Annmarie and I had been talking about my to do list for Saturday and I stated that the sheep really need to start going on the back hillside but with all the little lambs we thought there should be a bridge. I reminded her that the old bridge from the momma baby area had floated down into the orchard pasture and I could get it and drag it around with the tractor. We knew both the mommas and baby’s would use it as they did in the other enclosure. All I had to do was drive the tractor over, pick it up and drive it around and toss it over the water. I ended up digging out a place for our new gate in the front fence. I just need to bring in some gravel for it now and then dig one post. Once the post is in place I will support it back to the rock crib with 2×6 boards. We need a way to get the cows/sheep from the orchard into the corral easily and through the front yard hillside is a straight shot. We have fence and gates everywhere and I keep putting more in but it is finally to the point where we can start separating fields and animals pretty easily. Since the bull still managed to impregnate one of our cows through the bull enclosure fence the two fence rule is essential if we don’t want someone to get pregnant.
I did load the bridge onto the tractor and went around the barn lot. I made a stop to try and mess with a piece of culvert to use as a down spout so the water will quit digging a channel but the culvert was too heavy to hold up and then try and rearrange rocks under it. I tried a few times and then just gave up, I am going to have to have help to fix that problem. When I got to the old spring culvert crossing I dumped the bridge off of the tractor bucket and went down into the spring to move some rocks. I want the banks of the spring to dry out so I need to stop all backed up water. I removed about 12 rocks out of the stream flow to let it flow easier. Since I was there I started to dig out the footings for the Rastra with the tractor. I did that on both side of the 16’ gate. The culvert is 20’ long so I am going to set the Rastra 18’ apart and it is about 8” wide so the culvert will stick out a few inches on both ends. I used the extra dirt to build up the berm alongside the fence. I need to get that berm up about two feet so the back spring runoff cannot flood the barn lot again. Once that was done I did go put the bridge in place but it is only eight feet long and there was only a couple of places that it could bridge the gap. I placed it and hoped for the best.
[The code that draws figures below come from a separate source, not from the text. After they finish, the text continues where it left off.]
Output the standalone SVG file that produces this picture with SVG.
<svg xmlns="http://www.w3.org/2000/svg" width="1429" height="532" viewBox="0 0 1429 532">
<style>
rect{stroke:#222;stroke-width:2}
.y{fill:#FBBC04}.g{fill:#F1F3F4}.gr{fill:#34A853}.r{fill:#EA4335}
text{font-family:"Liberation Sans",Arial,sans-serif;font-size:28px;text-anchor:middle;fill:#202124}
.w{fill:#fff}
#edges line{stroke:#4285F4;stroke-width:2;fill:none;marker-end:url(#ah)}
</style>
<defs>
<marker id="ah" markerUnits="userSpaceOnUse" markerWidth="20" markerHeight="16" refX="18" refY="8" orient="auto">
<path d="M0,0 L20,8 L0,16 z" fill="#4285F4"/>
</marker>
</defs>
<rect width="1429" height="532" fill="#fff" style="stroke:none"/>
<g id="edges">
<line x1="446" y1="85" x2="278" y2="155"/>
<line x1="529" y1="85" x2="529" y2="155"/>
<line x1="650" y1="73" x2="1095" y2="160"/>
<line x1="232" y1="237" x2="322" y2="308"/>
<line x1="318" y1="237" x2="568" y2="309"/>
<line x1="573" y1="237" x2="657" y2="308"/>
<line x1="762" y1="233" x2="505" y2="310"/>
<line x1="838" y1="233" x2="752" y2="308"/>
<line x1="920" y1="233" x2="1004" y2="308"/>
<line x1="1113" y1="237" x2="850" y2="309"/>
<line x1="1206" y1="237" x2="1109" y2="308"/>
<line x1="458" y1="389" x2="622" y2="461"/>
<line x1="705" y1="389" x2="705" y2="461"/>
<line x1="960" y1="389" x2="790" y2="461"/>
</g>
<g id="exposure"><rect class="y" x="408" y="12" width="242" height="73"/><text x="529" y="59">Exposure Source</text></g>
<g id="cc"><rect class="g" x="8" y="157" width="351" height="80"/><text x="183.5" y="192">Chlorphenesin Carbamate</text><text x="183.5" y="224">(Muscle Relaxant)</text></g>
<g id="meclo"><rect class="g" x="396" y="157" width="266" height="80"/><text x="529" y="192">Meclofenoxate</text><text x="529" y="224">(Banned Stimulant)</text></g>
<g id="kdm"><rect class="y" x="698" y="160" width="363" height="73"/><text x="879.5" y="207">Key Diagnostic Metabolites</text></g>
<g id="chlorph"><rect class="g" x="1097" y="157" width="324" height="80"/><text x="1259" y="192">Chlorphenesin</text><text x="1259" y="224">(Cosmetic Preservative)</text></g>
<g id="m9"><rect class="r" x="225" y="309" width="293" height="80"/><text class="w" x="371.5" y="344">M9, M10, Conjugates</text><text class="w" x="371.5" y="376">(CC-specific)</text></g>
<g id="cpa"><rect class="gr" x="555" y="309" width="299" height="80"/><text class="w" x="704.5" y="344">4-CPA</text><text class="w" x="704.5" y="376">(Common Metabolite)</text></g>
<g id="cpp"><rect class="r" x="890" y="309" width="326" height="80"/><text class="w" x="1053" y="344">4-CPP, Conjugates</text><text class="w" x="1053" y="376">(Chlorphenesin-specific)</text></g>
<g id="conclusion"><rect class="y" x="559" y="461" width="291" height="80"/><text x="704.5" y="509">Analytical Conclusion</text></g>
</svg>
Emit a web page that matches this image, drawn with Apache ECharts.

Before I could let the sheep onto the back hillside I needed to make the rounds of the fence. I walked the entire length of the outer fence. I had to fix about six spots that were guaranteed to let the sheep out. Now just because I have fixed those spots it does not mean the sheep are contained. Honestly, they always seem to find a way out eventually. A couple of hours later I did spot the sheep on the back hillside.
The bridge location was less than ideal so I told Annmarie I should build another bridge. I have a lot of scrap lumber I purchased last year as a lot, it was made up of old discarded, broken or twisted lumber. I got a great price and they delivered it! I took a fairly twisted pressure treated 6×6 that was 20’ long and cut it in half and cut two foot sections of 2×6 lumber as decking, moved it all over to the creek with the tractor and found a crossing near where they normally cross. I could not install it on the angle they like because I would need about another 5’ to bridge the gap on a diagonal. I figured it was close enough. Annmarie fed me the pieces and since I am out of 3” screws I just did it the old fashioned way with long nails. I like to fence with a shingle axe. This tends to make people nervous when I am hammering in stuff with an axe and Annmarie was no exception when she had to stand on the boards. I did not hit her or me. It only took about an hour from start to finish and the bridge is absolutely solid!! I think if I lift it another ten inches on each end the spring runoff wont even touch it. I may have to make a little ramp for the lambs to get onto it. That can wait until later in the summer. Annmarie and I both appreciate it, much easier than climbing down into the stream bed and back out the other side. My twenty minutes outside project took me about four hours total!